The judgment clearly imposed a ban on the president from getting involved in political activities, former president of the Balochistan High Court Bar Hadi Shakeel said. “It is time that the president should quit the political office of PPP co-chairman,” he said, adding that the Lahore High Court was seized with a petition seeking contempt proceedings against the president for holding dual office.

But Advocate Chaudhry Faisal Hussain was of the opinion that the judgment had no direct binding effect on President Zardari because it came against the backdrop of allegations that a political cell had been created in the presidency to manipulate the 1990 elections and stop former prime minister Benazir Bhutto from forming a government at the centre.

A new petition, he said, would be needed if someone wanted to restrict Mr Zardari from presiding over political meetings in the presidency.

During the course of proceedings, Attorney General Irfan Qadir had reminded the three-judge bench headed by Chief Justice Iftikhar Muhammad Chaudhry that the Constitution never barred the president from heading a political party.

He contended that it was not mentioned in the oath of office of the president, the prime minister, the federal minister or a provincial minister that they should not indulge in politics. It was specifically mentioned with regard to members of the armed forces and the judiciary (code of conduct), he said.

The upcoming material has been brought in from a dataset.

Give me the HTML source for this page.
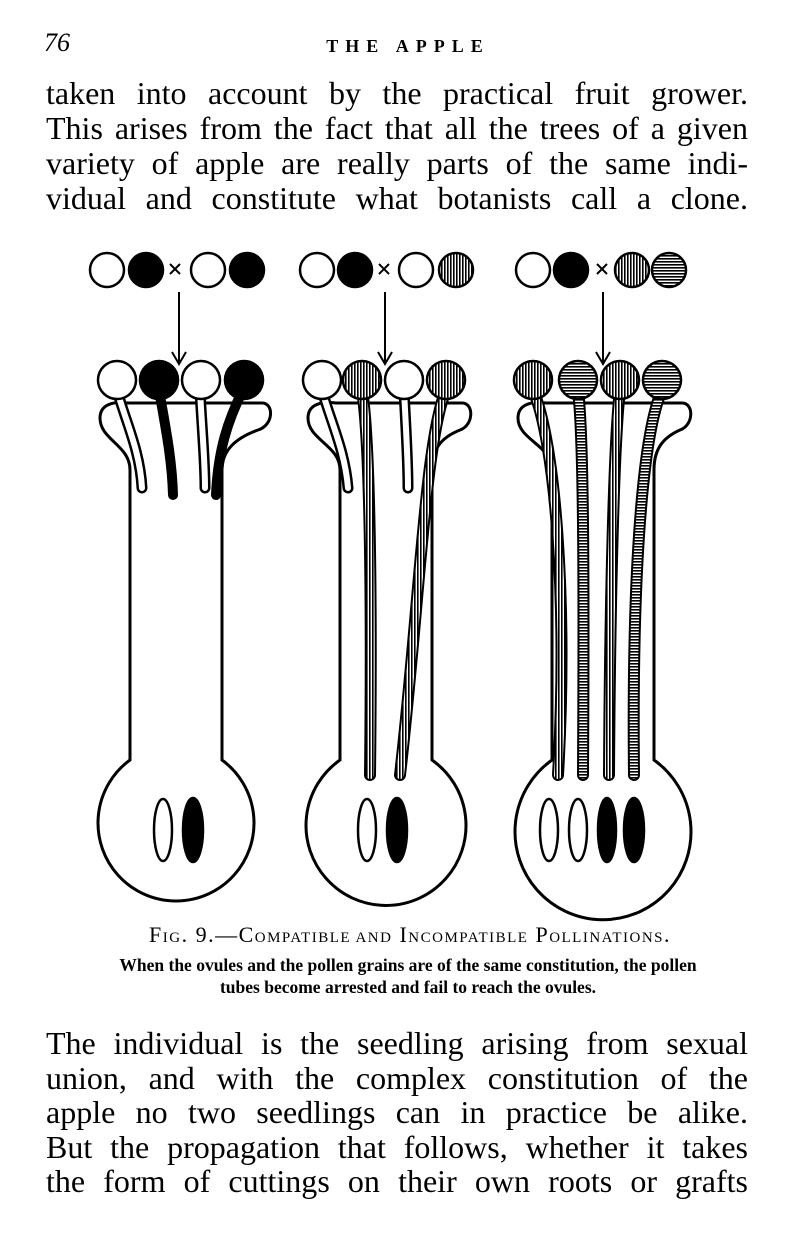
<!DOCTYPE html>
<html><head><meta charset="utf-8"><style>
html,body{margin:0;padding:0;background:#fff}
body{width:800px;height:1248px;position:relative;overflow:hidden;font-family:"Liberation Serif",serif;color:#000}
.t{position:absolute;left:46px;width:702px;font-size:32px;line-height:35px;text-align:justify;text-align-last:justify;white-space:nowrap}
.l{display:block;text-align:justify;text-align-last:justify;white-space:normal}
</style></head><body>
<div style="position:absolute;left:44px;top:28px;font-size:26px;font-style:italic">76</div>
<div style="position:absolute;left:0;width:800px;top:36px;text-align:center;font-size:18px;font-weight:bold;letter-spacing:7px;padding-left:8px">THE APPLE</div>
<div class="t" style="top:76px">
<span class="l">taken into account by the practical fruit grower.</span>
<span class="l">This arises from the fact that all the trees of a given</span>
<span class="l">variety of apple are really parts of the same indi-</span>
<span class="l">vidual and constitute what botanists call a clone.</span>
</div>
<svg style="position:absolute;left:0;top:0" width="800" height="1248" viewBox="0 0 800 1248">
<defs>
<pattern id="v" width="3" height="3" patternUnits="userSpaceOnUse"><rect width="3" height="3" fill="#fff"/><rect width="1.6" height="3" fill="#000"/></pattern>
<pattern id="h" width="3" height="3" patternUnits="userSpaceOnUse"><rect width="3" height="3" fill="#fff"/><rect width="3" height="1.6" fill="#000"/></pattern>
</defs>
<g stroke="#000" stroke-width="2.5" fill="none">
<circle cx="107" cy="270" r="17" fill="#fff"/><circle cx="146" cy="270" r="17" fill="#000"/>
<circle cx="208" cy="270" r="17" fill="#fff"/><circle cx="247" cy="270" r="17" fill="#000"/>
<path d="M170 264l10 10M180 264l-10 10" stroke-width="2"/>
<path d="M179 292V364M172 352l7 12 7-12" stroke-width="2"/>
<path d="M130 760V470C130 445 100 440 100 418C100 405 112 401 128 403H262C274 403 274 425 258 430C236 438 222 450 222 470V760A78 78 0 1 1 130 760Z" stroke-width="3"/>
<circle cx="317" cy="270" r="17" fill="#fff"/><circle cx="355" cy="270" r="17" fill="#000"/>
<circle cx="416" cy="270" r="17" fill="#fff"/><circle cx="456" cy="270" r="17" fill="url(#v)"/>
<path d="M379 264l10 10M389 264l-10 10" stroke-width="2"/>
<path d="M385 292V364M378 352l7 12 7-12" stroke-width="2"/>
<path d="M340 760V470C340 445 308 440 308 418C308 405 320 401 336 403H462C474 403 474 425 460 430C440 438 432 450 432 470V760A80 80 0 1 1 340 760Z" stroke-width="3"/>
<circle cx="533" cy="270" r="17" fill="#fff"/><circle cx="571" cy="270" r="17" fill="#000"/>
<circle cx="632" cy="270" r="17" fill="url(#v)"/><circle cx="669" cy="270" r="17" fill="url(#h)"/>
<path d="M597 264l10 10M607 264l-10 10" stroke-width="2"/>
<path d="M603 292V364M596 352l7 12 7-12" stroke-width="2"/>
<path d="M552 760V470C552 445 518 440 518 418C518 405 530 401 546 403H682C694 403 694 425 680 430C662 438 654 450 654 470V760A88 88 0 1 1 552 760Z" stroke-width="3"/>
</g>
<g stroke-linecap="round" fill="none">
<path d="M117 390C125 420 140 450 142 488" stroke="#000" stroke-width="11"/>
<path d="M117 390C125 420 140 450 142 488" stroke="#fff" stroke-width="6"/>
<path d="M200 390C202 430 205 460 205 488" stroke="#000" stroke-width="11"/>
<path d="M200 390C202 430 205 460 205 488" stroke="#fff" stroke-width="6"/>
<path d="M159 390C166 430 172 460 173 495" stroke="#000" stroke-width="10"/>
<path d="M243 390C228 420 218 450 216 495" stroke="#000" stroke-width="10"/>
<path d="M322 390C330 420 345 450 348 488" stroke="#000" stroke-width="11"/>
<path d="M322 390C330 420 345 450 348 488" stroke="#fff" stroke-width="6"/>
<path d="M404 390C406 430 408 460 408 488" stroke="#000" stroke-width="11"/>
<path d="M404 390C406 430 408 460 408 488" stroke="#fff" stroke-width="6"/>
<path d="M362 390C370 440 372 600 370 775" stroke="#000" stroke-width="12"/>
<path d="M362 390C370 440 372 600 370 775" stroke="url(#v)" stroke-width="8"/>
<path d="M446 390C425 440 420 600 400 775" stroke="#000" stroke-width="12"/>
<path d="M446 390C425 440 420 600 400 775" stroke="url(#v)" stroke-width="8"/>
<path d="M533 390C555 440 568 600 558 775" stroke="#000" stroke-width="12"/>
<path d="M533 390C555 440 568 600 558 775" stroke="url(#v)" stroke-width="8"/>
<path d="M578 390C584 440 584 600 583 775" stroke="#000" stroke-width="12"/>
<path d="M578 390C584 440 584 600 583 775" stroke="url(#h)" stroke-width="8"/>
<path d="M620 390C614 440 610 600 609 775" stroke="#000" stroke-width="12"/>
<path d="M620 390C614 440 610 600 609 775" stroke="url(#v)" stroke-width="8"/>
<path d="M662 390C640 440 632 600 634 775" stroke="#000" stroke-width="12"/>
<path d="M662 390C640 440 632 600 634 775" stroke="url(#h)" stroke-width="8"/>
</g>
<g stroke="#000" stroke-width="2.5">
<circle cx="117" cy="380" r="19" fill="#fff"/><circle cx="159" cy="380" r="19" fill="#000"/>
<circle cx="201" cy="380" r="19" fill="#fff"/><circle cx="244" cy="380" r="19" fill="#000"/>
<circle cx="322" cy="380" r="19" fill="#fff"/><circle cx="362" cy="380" r="19" fill="url(#v)"/>
<circle cx="404" cy="380" r="19" fill="#fff"/><circle cx="446" cy="380" r="19" fill="url(#v)"/>
<circle cx="533" cy="380" r="19" fill="url(#v)"/><circle cx="578" cy="380" r="19" fill="url(#h)"/>
<circle cx="620" cy="380" r="19" fill="url(#v)"/><circle cx="662" cy="380" r="19" fill="url(#h)"/>
<ellipse cx="163" cy="830" rx="9" ry="31" fill="#fff"/><ellipse cx="193" cy="830" rx="10" ry="32" fill="#000"/>
<ellipse cx="367" cy="830" rx="9" ry="31" fill="#fff"/><ellipse cx="397" cy="830" rx="10" ry="32" fill="#000"/>
<ellipse cx="549" cy="830" rx="9" ry="31" fill="#fff"/><ellipse cx="578" cy="830" rx="9" ry="31" fill="#fff"/>
<ellipse cx="607" cy="830" rx="9" ry="32" fill="#000"/><ellipse cx="634" cy="830" rx="10" ry="32" fill="#000"/>
</g>
</svg>
<div style="position:absolute;left:0;width:800px;top:922px;text-align:center;font-size:22px;letter-spacing:1.5px;padding-left:10px">F<span style="font-size:15px">IG</span>. 9.—C<span style="font-size:15px">OMPATIBLE AND</span> I<span style="font-size:15px">NCOMPATIBLE</span> P<span style="font-size:15px">OLLINATIONS</span>.</div>
<div style="position:absolute;left:0;width:800px;top:954px;text-align:center;font-size:17.5px;font-weight:bold;line-height:22px;padding-left:8px">When the ovules and the pollen grains are of the same constitution, the pollen<br>tubes become arrested and fail to reach the ovules.</div>
<div class="t" style="top:1026px;line-height:34.5px">
<span class="l">The individual is the seedling arising from sexual</span>
<span class="l">union, and with the complex constitution of the</span>
<span class="l">apple no two seedlings can in practice be alike.</span>
<span class="l">But the propagation that follows, whether it takes</span>
<span class="l">the form of cuttings on their own roots or grafts</span>
</div>
</body></html>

“No judge, including the chief justice, has been mandated to regulate political functions which the president as of right can pursue,” he said.

Mr Qadir also reminded that President Zardari was not in any way posing threat to dislodging a duly-elected government either at the federal or at the provincial level because at present there was no article like 58(2b) which used to be invoked in the past to send elected governments packing.